Nature shows us many "systems" which return periodically to the same initial state, passing through the same sequence of intermediate states every period. Life is so full of periodic experiences, from night and day to the rise and fall of the tides to the phases of the moon to the annual cycle of the seasons, that we all come well equipped with "common sense" tailored to this paradigm.13.1 It has even been suggested that the concept of time itself is rooted in the cyclic phenomena of Nature.
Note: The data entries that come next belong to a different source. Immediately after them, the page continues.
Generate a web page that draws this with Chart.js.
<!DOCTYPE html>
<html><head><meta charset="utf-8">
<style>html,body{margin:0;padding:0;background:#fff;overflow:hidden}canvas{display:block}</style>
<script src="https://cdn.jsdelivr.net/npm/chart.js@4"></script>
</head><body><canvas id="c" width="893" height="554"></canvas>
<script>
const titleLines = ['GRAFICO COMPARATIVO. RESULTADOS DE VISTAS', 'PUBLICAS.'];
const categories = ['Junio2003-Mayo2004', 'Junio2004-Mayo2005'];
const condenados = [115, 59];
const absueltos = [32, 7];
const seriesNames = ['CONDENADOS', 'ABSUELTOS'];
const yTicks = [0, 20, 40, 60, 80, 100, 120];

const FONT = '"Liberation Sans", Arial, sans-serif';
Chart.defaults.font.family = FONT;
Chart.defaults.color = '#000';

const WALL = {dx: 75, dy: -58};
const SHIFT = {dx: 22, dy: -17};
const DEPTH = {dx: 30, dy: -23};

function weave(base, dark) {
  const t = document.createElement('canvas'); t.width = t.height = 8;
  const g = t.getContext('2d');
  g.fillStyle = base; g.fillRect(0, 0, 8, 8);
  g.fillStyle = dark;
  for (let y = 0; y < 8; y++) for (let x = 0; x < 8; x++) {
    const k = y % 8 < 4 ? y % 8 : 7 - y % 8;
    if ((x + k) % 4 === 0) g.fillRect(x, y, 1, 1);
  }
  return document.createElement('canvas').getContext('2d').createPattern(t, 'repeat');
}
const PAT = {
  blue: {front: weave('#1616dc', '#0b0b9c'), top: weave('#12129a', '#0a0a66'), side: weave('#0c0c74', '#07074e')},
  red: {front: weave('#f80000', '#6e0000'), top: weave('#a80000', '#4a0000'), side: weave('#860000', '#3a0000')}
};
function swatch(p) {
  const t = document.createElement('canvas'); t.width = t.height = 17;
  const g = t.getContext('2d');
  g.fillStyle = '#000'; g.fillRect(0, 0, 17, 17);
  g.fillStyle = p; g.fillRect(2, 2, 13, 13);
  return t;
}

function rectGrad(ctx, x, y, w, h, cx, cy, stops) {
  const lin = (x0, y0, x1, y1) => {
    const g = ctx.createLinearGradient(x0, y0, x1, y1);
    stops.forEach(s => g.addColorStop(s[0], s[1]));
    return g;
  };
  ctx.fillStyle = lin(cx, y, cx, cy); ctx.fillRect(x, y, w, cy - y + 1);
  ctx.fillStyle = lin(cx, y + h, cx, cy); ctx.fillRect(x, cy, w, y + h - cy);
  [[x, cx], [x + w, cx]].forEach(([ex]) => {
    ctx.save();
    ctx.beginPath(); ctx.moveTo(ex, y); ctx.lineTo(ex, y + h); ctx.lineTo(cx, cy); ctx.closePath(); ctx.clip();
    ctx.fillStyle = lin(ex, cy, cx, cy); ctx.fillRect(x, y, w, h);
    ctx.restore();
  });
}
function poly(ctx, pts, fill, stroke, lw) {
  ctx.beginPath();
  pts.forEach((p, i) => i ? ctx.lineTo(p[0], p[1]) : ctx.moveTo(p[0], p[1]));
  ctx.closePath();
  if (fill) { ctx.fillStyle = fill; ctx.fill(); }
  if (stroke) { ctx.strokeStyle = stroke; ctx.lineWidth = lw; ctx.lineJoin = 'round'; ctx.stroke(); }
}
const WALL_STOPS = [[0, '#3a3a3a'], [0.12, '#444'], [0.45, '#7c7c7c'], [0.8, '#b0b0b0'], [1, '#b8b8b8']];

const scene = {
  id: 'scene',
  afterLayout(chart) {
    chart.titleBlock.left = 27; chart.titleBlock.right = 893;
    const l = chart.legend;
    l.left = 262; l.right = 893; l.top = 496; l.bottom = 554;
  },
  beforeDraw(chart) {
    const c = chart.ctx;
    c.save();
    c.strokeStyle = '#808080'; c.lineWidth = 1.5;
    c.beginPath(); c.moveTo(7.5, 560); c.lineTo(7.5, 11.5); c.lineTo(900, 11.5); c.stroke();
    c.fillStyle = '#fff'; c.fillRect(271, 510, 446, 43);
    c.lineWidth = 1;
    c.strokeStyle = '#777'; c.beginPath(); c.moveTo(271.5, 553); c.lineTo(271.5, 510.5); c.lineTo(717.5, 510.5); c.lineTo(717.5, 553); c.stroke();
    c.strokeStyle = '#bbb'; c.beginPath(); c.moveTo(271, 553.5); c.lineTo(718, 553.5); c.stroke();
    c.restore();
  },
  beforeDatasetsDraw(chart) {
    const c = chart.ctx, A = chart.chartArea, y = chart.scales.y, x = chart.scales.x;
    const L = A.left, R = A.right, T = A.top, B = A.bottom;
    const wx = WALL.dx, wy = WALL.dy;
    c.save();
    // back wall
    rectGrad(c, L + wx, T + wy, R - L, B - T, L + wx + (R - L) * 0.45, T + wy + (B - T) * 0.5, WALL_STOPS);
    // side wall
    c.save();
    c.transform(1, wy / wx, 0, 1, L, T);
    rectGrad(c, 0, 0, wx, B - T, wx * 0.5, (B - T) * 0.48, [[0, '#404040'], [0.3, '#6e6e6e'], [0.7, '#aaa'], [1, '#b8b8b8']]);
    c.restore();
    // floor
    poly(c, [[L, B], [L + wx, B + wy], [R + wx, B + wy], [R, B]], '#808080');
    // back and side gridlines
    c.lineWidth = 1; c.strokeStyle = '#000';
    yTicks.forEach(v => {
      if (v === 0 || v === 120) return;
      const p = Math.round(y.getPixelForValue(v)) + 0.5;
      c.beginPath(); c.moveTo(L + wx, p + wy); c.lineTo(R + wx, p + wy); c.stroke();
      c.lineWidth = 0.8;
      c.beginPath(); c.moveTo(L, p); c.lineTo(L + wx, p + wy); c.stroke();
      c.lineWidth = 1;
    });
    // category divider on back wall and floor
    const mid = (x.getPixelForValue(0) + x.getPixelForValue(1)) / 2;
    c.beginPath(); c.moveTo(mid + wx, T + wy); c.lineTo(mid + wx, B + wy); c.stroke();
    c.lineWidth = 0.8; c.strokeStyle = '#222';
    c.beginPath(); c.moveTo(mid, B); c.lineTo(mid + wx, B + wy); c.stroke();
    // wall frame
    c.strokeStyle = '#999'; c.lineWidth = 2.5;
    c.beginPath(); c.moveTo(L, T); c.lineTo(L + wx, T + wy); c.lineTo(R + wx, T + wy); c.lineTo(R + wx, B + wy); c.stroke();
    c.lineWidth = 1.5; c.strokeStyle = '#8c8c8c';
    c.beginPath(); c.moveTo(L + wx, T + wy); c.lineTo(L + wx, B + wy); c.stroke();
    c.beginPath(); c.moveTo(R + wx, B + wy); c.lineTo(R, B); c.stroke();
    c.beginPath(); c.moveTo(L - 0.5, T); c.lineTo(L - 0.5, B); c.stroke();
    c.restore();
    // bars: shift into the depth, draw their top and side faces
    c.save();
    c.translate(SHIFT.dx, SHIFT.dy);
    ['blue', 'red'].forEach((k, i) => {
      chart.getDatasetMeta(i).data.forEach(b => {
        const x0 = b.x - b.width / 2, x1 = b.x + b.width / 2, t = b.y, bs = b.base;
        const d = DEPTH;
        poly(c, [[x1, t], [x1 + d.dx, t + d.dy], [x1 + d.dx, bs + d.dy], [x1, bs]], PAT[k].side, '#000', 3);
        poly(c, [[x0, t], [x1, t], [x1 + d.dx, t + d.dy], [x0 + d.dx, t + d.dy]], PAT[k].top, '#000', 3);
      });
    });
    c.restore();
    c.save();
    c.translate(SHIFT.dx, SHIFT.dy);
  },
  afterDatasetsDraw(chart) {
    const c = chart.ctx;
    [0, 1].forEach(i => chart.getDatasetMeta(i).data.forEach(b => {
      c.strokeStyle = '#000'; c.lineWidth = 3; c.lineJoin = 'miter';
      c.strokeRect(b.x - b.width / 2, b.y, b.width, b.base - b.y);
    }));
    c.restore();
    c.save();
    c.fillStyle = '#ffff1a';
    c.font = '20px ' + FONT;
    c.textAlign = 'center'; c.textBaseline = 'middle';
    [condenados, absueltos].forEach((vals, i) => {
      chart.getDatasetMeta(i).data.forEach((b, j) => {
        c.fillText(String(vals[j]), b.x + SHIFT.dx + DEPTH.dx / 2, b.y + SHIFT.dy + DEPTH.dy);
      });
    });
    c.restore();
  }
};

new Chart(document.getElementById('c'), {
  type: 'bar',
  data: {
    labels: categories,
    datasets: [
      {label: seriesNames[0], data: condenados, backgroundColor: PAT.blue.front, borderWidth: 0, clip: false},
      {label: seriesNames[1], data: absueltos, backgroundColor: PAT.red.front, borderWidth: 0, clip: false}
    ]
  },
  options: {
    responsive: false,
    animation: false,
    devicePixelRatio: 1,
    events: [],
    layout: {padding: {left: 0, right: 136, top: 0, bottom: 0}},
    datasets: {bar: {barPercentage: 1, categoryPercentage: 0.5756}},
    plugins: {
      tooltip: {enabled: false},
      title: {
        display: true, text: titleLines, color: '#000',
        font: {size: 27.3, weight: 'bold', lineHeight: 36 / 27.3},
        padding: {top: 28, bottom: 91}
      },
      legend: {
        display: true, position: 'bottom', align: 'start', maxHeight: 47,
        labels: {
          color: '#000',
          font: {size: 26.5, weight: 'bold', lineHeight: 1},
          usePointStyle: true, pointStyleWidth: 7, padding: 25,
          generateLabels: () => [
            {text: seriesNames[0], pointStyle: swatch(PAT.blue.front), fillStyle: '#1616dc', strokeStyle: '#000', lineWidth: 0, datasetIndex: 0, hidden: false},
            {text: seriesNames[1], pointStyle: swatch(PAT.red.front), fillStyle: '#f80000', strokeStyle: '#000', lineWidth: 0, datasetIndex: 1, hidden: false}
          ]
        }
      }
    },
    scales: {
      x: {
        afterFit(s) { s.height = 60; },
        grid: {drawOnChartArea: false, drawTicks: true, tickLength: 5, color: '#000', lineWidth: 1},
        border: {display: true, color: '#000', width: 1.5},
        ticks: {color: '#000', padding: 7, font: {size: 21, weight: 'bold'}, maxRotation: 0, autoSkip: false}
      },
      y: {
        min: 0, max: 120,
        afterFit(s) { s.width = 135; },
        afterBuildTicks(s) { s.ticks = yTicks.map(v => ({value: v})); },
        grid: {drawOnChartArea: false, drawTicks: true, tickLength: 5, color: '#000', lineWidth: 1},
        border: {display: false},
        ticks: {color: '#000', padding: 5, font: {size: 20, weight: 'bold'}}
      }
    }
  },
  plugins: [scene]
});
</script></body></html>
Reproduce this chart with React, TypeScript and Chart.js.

In Physics, of course, we insist on narrowing the definition just enough to allow precision. For instance, many phenomena are cyclic without being periodic in the strict sense of the word.13.2 Here cyclic means that the same general pattern keeps repeating; periodic means that the system passes through the same "phase" at exactly the same time in every cycle and that all the cycles are exactly the same length. Thus if we know all the details of one full cycle of true periodic behaviour, then we know the subsequent state of the system at all times, future and past. Naturally, this is an idealization; but its utility is obvious.

Figure: Some periodic functions.

Of course, there is an infinite variety of possible periodic cycles. Assuming that we can reduce the "state" of the system to a single variable "q" and its time derivatives, the graph of  q(t)  can have any shape as long as it repeats after one full period. Fig. 13.1 illustrates a few examples. In (a) and (b) the "displacement" of  q away from its "equilibrium" position [dashed line] is not symmetric, yet the phases repeat every cycle. In (c) and (d) the cycle is symmetric with the same "amplitude" above and below the equilibrium axis, but at certain points the slope of the curve changes "discontinuously." Only in (e) is the cycle everywhere smooth and symmetric.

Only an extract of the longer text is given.